# To be done:
Write out each line from the data below that includes the word "this".

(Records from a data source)
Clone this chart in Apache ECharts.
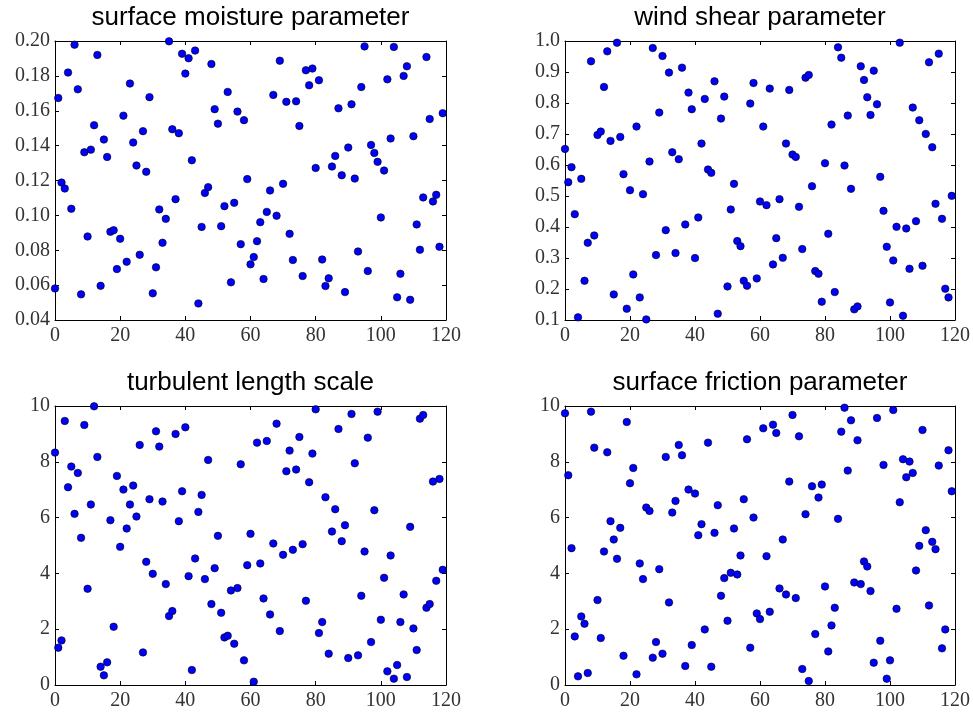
<!DOCTYPE html>
<html>
<head>
<meta charset="utf-8">
<script src="https://cdn.jsdelivr.net/npm/echarts@6/dist/echarts.min.js"></script>
<style>html,body{margin:0;padding:0;background:#fff;}#c{width:973px;height:713px;}</style>
</head>
<body>
<div id="c"></div>
<script>
// ---- data ----
const titles = ['surface moisture parameter', 'wind shear parameter', 'turbulent length scale', 'surface friction parameter'];
const xTicks = [0, 20, 40, 60, 80, 100, 120];
const moisture = [0.0581,0.1673,0.1188,0.1154,0.1819,0.1038,0.1979,0.1723,0.0547,0.1362,0.0879,0.1377,0.1517,0.1920,0.0596,0.1435,0.1335,0.0906,0.0915,0.0692,0.0866,0.1572,0.0734,0.1756,0.1418,0.1286,0.0774,0.1483,0.1250,0.1678,0.0553,0.0702,0.1034,0.0843,0.0980,0.1998,0.1494,0.1093,0.1471,0.1927,0.1813,0.1901,0.1316,0.1945,0.0495,0.0934,0.1129,0.1162,0.1868,0.1609,0.1526,0.0938,0.1053,0.1708,0.0616,0.1072,0.1595,0.0835,0.1546,0.1208,0.0719,0.0761,0.0852,0.0961,0.0635,0.1020,0.1143,0.1691,0.0998,0.1887,0.1181,0.1651,0.0894,0.0744,0.1654,0.1513,0.0652,0.1832,0.1746,0.1842,0.1272,0.1775,0.0747,0.0595,0.0639,0.1280,0.1341,0.1614,0.1230,0.0560,0.1389,0.1637,0.1211,0.0793,0.1736,0.1969,0.0681,0.1404,0.1358,0.1307,0.0988,0.1257,0.1780,0.1441,0.1966,0.0530,0.0665,0.1800,0.1855,0.0516,0.1454,0.0948,0.0803,0.1103,0.1908,0.1553,0.1080,0.1118,0.0820,0.1586];
const windShear = [0.652,0.5446,0.5929,0.4415,0.1085,0.5553,0.2266,0.3491,0.9345,0.3727,0.6971,0.7078,0.8518,0.9667,0.6778,0.1826,0.9946,0.6907,0.5704,0.1364,0.5188,0.2470,0.7240,0.1729,0.5059,0.1020,0.6112,0.9774,0.3093,0.7691,0.9517,0.3899,0.8980,0.6412,0.3158,0.6187,0.9141,0.4082,0.8335,0.7798,0.2997,0.4307,0.6692,0.8131,0.5854,0.5747,0.8700,0.1203,0.7497,0.8206,0.2084,0.4565,0.5392,0.3545,0.3383,0.2266,0.2105,0.7981,0.8647,0.2342,0.4823,0.7240,0.4705,0.8464,0.2793,0.3641,0.4898,0.3008,0.6692,0.8421,0.6337,0.6262,0.4651,0.3287,0.8818,0.8904,0.5317,0.2578,0.2492,0.1590,0.6058,0.3781,0.7304,0.1901,0.9796,0.9463,0.5983,0.7594,0.5231,0.1343,0.1439,0.9184,0.8743,0.8185,0.7615,0.9044,0.7959,0.5618,0.4522,0.3362,0.1568,0.2922,0.4006,0.9946,0.1138,0.3953,0.2653,0.7852,0.4189,0.7444,0.2750,0.7003,0.9313,0.6574,0.4748,0.9592,0.4264,0.2009,0.1729,0.5005];
const turbLength = [8.329,1.337,1.599,9.463,7.088,7.828,6.134,7.601,5.274,9.320,3.449,6.468,9.988,8.174,0.656,0.346,0.811,5.907,2.088,7.494,4.952,7.005,5.609,6.468,7.148,6.038,8.604,1.169,4.415,6.659,3.986,9.093,8.544,6.575,3.616,2.470,2.649,8.998,5.871,6.945,9.236,3.902,0.537,4.535,6.205,6.814,3.795,8.067,2.900,4.189,5.346,2.589,1.706,1.766,3.389,1.480,3.473,7.912,0.883,4.296,5.418,0.119,8.687,4.356,3.103,8.747,2.530,5.072,9.368,1.933,4.666,7.661,8.401,4.845,7.721,8.890,5.048,3.019,7.267,8.294,9.881,1.862,2.255,6.730,1.122,5.501,6.301,9.177,5.155,5.728,0.967,9.714,7.947,1.062,3.198,4.785,8.866,1.539,6.265,9.797,2.339,3.842,0.489,4.642,0.227,0.716,2.255,3.246,0.286,5.668,2.029,1.253,9.547,9.678,2.768,2.900,7.291,3.735,7.387,4.129];
const friction = [9.737,7.518,4.905,1.742,0.310,2.458,2.196,0.430,9.797,8.508,3.043,1.683,4.785,8.341,5.871,5.215,4.523,5.632,1.050,9.427,7.232,7.780,0.382,4.356,3.795,6.360,6.241,0.979,1.539,4.153,1.122,8.174,2.959,6.181,6.599,8.604,8.234,0.680,7.005,1.432,6.862,5.370,5.764,1.993,8.687,0.656,5.453,6.444,3.198,3.831,2.303,4.021,5.609,3.962,4.642,6.659,8.807,1.337,6.002,2.566,2.363,9.200,4.618,2.625,9.332,9.033,3.461,5.215,3.246,7.291,9.678,3.115,8.914,0.573,6.122,0.143,7.124,1.826,6.718,7.184,3.532,1.205,2.136,2.768,5.955,9.081,9.940,7.685,9.487,3.675,8.771,3.616,4.427,4.248,3.365,0.800,9.570,1.587,7.888,0.227,0.883,9.857,2.733,6.551,8.091,7.446,8.007,7.601,4.105,4.988,9.141,5.549,2.852,5.131,4.869,7.864,1.313,1.993,8.413,6.945];
const yRanges = [
  {min: 0.04, max: 0.20, interval: 0.02, digits: 2},
  {min: 0.1, max: 1.0, interval: 0.1, digits: 1},
  {min: 0, max: 10, interval: 2, digits: 0},
  {min: 0, max: 10, interval: 2, digits: 0}
];
const seriesValues = [moisture, windShear, turbLength, friction];

// ---- layout ----
const grids = [
  {left: 55, top: 41, width: 391, height: 279},
  {left: 565, top: 41, width: 390, height: 279},
  {left: 55, top: 406, width: 391, height: 279},
  {left: 565, top: 406, width: 390, height: 279}
];
const lineStyle = {color: '#000', width: 1};
const labelFont = {fontFamily: 'Liberation Serif', fontSize: 20, color: '#333'};

const xAxes = [], yAxes = [], series = [], titleArr = [];
grids.forEach((g, i) => {
  const yr = yRanges[i];
  titleArr.push({
    text: titles[i], left: g.left + g.width / 2, top: g.top - 36, textAlign: 'center', padding: 0,
    textStyle: {fontFamily: 'Liberation Sans', fontSize: 26, fontWeight: 'normal', color: '#000'}
  });
  ['bottom', 'top'].forEach((pos, k) => {
    xAxes.push({
      type: 'value', gridIndex: i, position: pos, min: 0, max: 120, interval: 20,
      axisLine: {show: true, onZero: false, lineStyle},
      axisTick: {show: true, inside: true, length: 4, lineStyle},
      axisLabel: k === 0 ? Object.assign({show: true, margin: 6, formatter: v => String(v)}, labelFont) : {show: false},
      splitLine: {show: false}
    });
  });
  ['left', 'right'].forEach((pos, k) => {
    yAxes.push({
      type: 'value', gridIndex: i, position: pos, min: yr.min, max: yr.max, interval: yr.interval,
      axisLine: {show: true, onZero: false, lineStyle},
      axisTick: {show: true, inside: true, length: 4, lineStyle},
      axisLabel: k === 0 ? Object.assign({show: true, margin: 5, formatter: v => v.toFixed(yr.digits)}, labelFont) : {show: false},
      splitLine: {show: false}
    });
  });
  series.push({
    type: 'scatter', xAxisIndex: 2 * i, yAxisIndex: 2 * i,
    symbol: 'circle', symbolSize: 7.5,
    itemStyle: {color: '#0000ff', borderColor: '#000', borderWidth: 0.6, opacity: 1},
    data: seriesValues[i].map((v, idx) => [idx, v]),
    animation: false
  });
});

const chart = echarts.init(document.getElementById('c'), null, {renderer: 'canvas'});
chart.setOption({
  animation: false,
  backgroundColor: '#fff',
  title: titleArr,
  grid: grids,
  xAxis: xAxes,
  yAxis: yAxes,
  series: series
});
</script>
</body>
</html>
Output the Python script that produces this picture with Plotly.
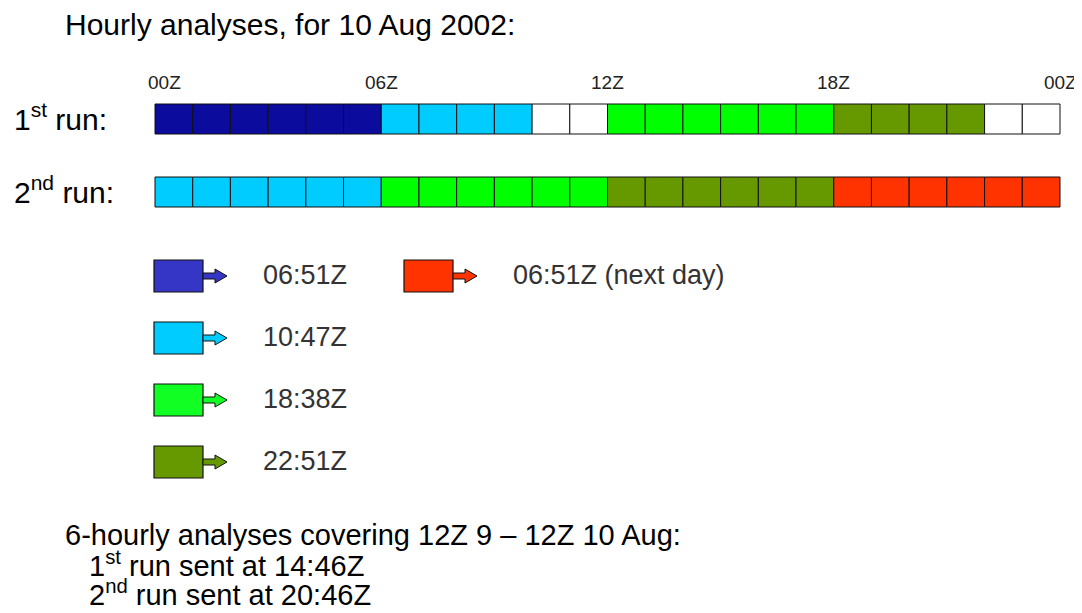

# Exercise response:
Clone this chart in Apache ECharts.
Output the Python script that produces this picture with Plotly.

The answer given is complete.